Mt. Spokane, have you done any testing yet with your copy of the 15-85? I've been reading some reviews and people say that while it's pretty sharp, it has a lot of distortion and significant chromatic aberration. I'd be interested to know how standard software like Lightroom works to remove those from RAW images.


----------



## Sporgon (Oct 6, 2017)

G1XIII 

It's not a lens for your 77D, but if the new G1X continues the tradition of a really good zoom coupled with the 77D's sensor it's going to be some (big) pocketable camera.


----------



## ajfotofilmagem (Oct 6, 2017)

If you want to keep it small and light, the "18-55mm F3.5-5.6 STM" is a bargain. Focus is much faster than the pancakes and the image stabilizer is great. Stopping down 1 stop, the image is sharp from corner to corner. It may not look so perfect on an APS-C 24 megapixel camera, but no zoom lens achieves this feat when pixel peeping.


----------



## drmikeinpdx (Oct 7, 2017)

ajfotofilmagem said:


> If you want to keep it small and light, the "18-55mm F3.5-5.6 STM" is a bargain. Focus is much faster than the pancakes and the image stabilizer is great. Stopping down 1 stop, the image is sharp from corner to corner. It may not look so perfect on an APS-C 24 megapixel camera, but no zoom lens achieves this feat when pixel peeping.
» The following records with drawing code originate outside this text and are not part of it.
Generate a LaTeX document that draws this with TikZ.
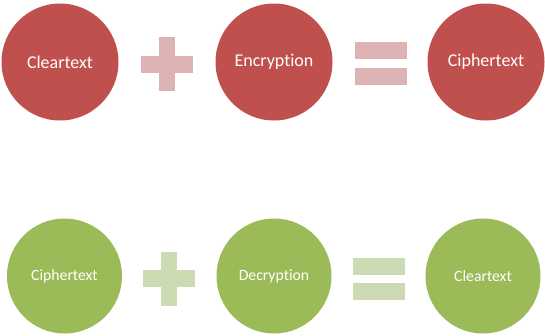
\documentclass[tikz,border=0pt]{standalone}
\usepackage{fontspec}
\setmainfont[Ligatures={NoCommon,NoRare,NoContextual}]{Carlito}
\usetikzlibrary{positioning, calc}

\definecolor{encred}{HTML}{C0504D}
\definecolor{encpale}{HTML}{DCB3B2}
\definecolor{decgreen}{HTML}{9BBB59}
\definecolor{decpale}{HTML}{CDDBB5}

\begin{document}
\begin{tikzpicture}[
  x=1pt, y=-1pt,
  encstep/.style = {circle, fill=encred, text=white, minimum size=117pt, inner sep=0pt, font=\fontsize{18}{21}\selectfont},
  decstep/.style = {circle, fill=decgreen, text=white, minimum size=115pt, inner sep=0pt, font=\fontsize{15.7}{18}\selectfont},
  bar/.style = {rectangle, inner sep=0pt, minimum width=52pt, minimum height=17pt},
  stem/.style = {rectangle, inner sep=0pt, minimum width=16pt, minimum height=54pt}
]
\useasboundingbox (0,0) rectangle (545,335);

%--------------------------------------------------
% Encryption row
%--------------------------------------------------
\node[encstep] (e_clear) at (60,62) {Cleartext};
\node[encstep] (e_algo) at (274,62) {Encryption};
\node[encstep] (e_cipher) at (486,62) {Ciphertext};

% plus sign
\node[bar, fill=encpale] (e_plus_h) at (167,64) {};
\node[stem, fill=encpale] (e_plus_v) at (e_plus_h) {};

% equals sign
\node[bar, fill=encpale] (e_eq_top) at (380.5,50.5) {};
\node[bar, fill=encpale, below=9pt of e_eq_top] (e_eq_bot) {};

%--------------------------------------------------
% Decryption row
%--------------------------------------------------
\node[decstep] (d_cipher) at (64.5,276) {Ciphertext};
\node[decstep] (d_algo) at (274,276) {Decryption};
\node[decstep] (d_clear) at (483,276) {Cleartext};

% plus sign
\node[bar, fill=decpale] (d_plus_h) at (169,278.5) {};
\node[stem, fill=decpale] (d_plus_v) at (d_plus_h) {};

% equals sign
\node[bar, fill=decpale] (d_eq_top) at (379,266) {};
\node[bar, fill=decpale, below=8pt of d_eq_top] (d_eq_bot) {};

\end{tikzpicture}
\end{document}
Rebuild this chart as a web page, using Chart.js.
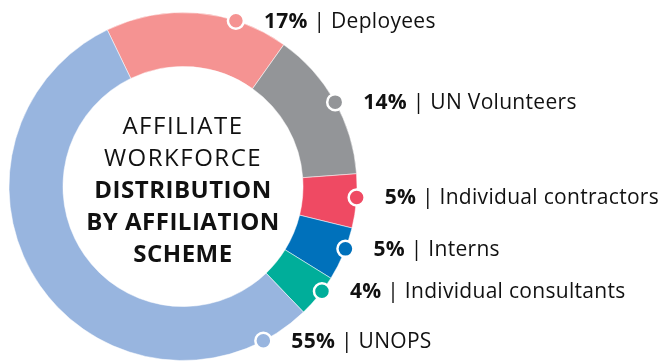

My 18-55 is a really old, non-STM version that is quite unsharp even at F/8. It has been carried around a lot on various kinds of trips so maybe it's just getting old. I recall thinking that my copy worked pretty well back when it was mounted on an 8 Megapixel body so that tells you how old it is.

I like that physical size/weight and zoom range, so I should probably get my hands on a new copy and try it out.

Does anyone else like the current EF-S 18-55 STM lens?


----------



## BillB (Oct 8, 2017)

drmikeinpdx said:


> ajfotofilmagem said:
> 
> 
> > If you want to keep it small and light, the "18-55mm F3.5-5.6 STM" is a bargain. Focus is much faster than the pancakes and the image stabilizer is great. Stopping down 1 stop, the image is sharp from corner to corner. It may not look so perfect on an APS-C 24 megapixel camera, but no zoom lens achieves this feat when pixel peeping.
> ...



Check the photozone review of the lens. They like it a lot


----------



## Maximilian (Oct 8, 2017)

drmikeinpdx said:


> ...
> Does anyone else like the current EF-S 18-55 STM lens?


I own the 18-55mm f/3.5-5.6 IS STM from the kit I bought with the 100D. 
I like it for it's versatility but the IQ is average. It definetly falls behind the pancakes.
But I'll take it with me from time to time when fast zooming is more important than IQ.

Please note that there is a new 18-55mm 1:4-5,6 IS STM as well.


----------



## wsmith96 (Oct 9, 2017)

drmikeinpdx said:


> Does anyone else like the current EF-S 18-55 STM lens?



I got one recently paired with a refurb 80D. Amazingly the price was the same with or without the lens, so why not get it. I keep it for my kids, but I did test it out and I was relatively pleased with it. Not a replacement for my 17-55 or 24-105, but the quality really isn't that bad at all.


----------



## old-pr-pix (Oct 9, 2017)

Mt Spokane Photography said:


> I feel the 15-85 is a excellent all around lens, I recently bought a used one for $350.


+1
My copy has been excellent - no extensive testing, but it easily equals my 24-105L for crop body duty. Only annoyance is zoom creep which I suppose could be fixed but I haven't bothered. I haven't had any issues in light rain, but it isn't weather sealed.

Someone suggested the Sigma 50-100 Art... not a 'walk around' lens in my opinion. Great lens, but heavy/massive/too long FL for 'walk around' duty IMHO.


----------



## ahsanford (Oct 9, 2017)

old-pr-pix said:


> Someone suggested the Sigma 50-100 Art... not a 'walk around' lens in my opinion. Great lens, but heavy/massive/too long FL for 'walk around' duty IMHO.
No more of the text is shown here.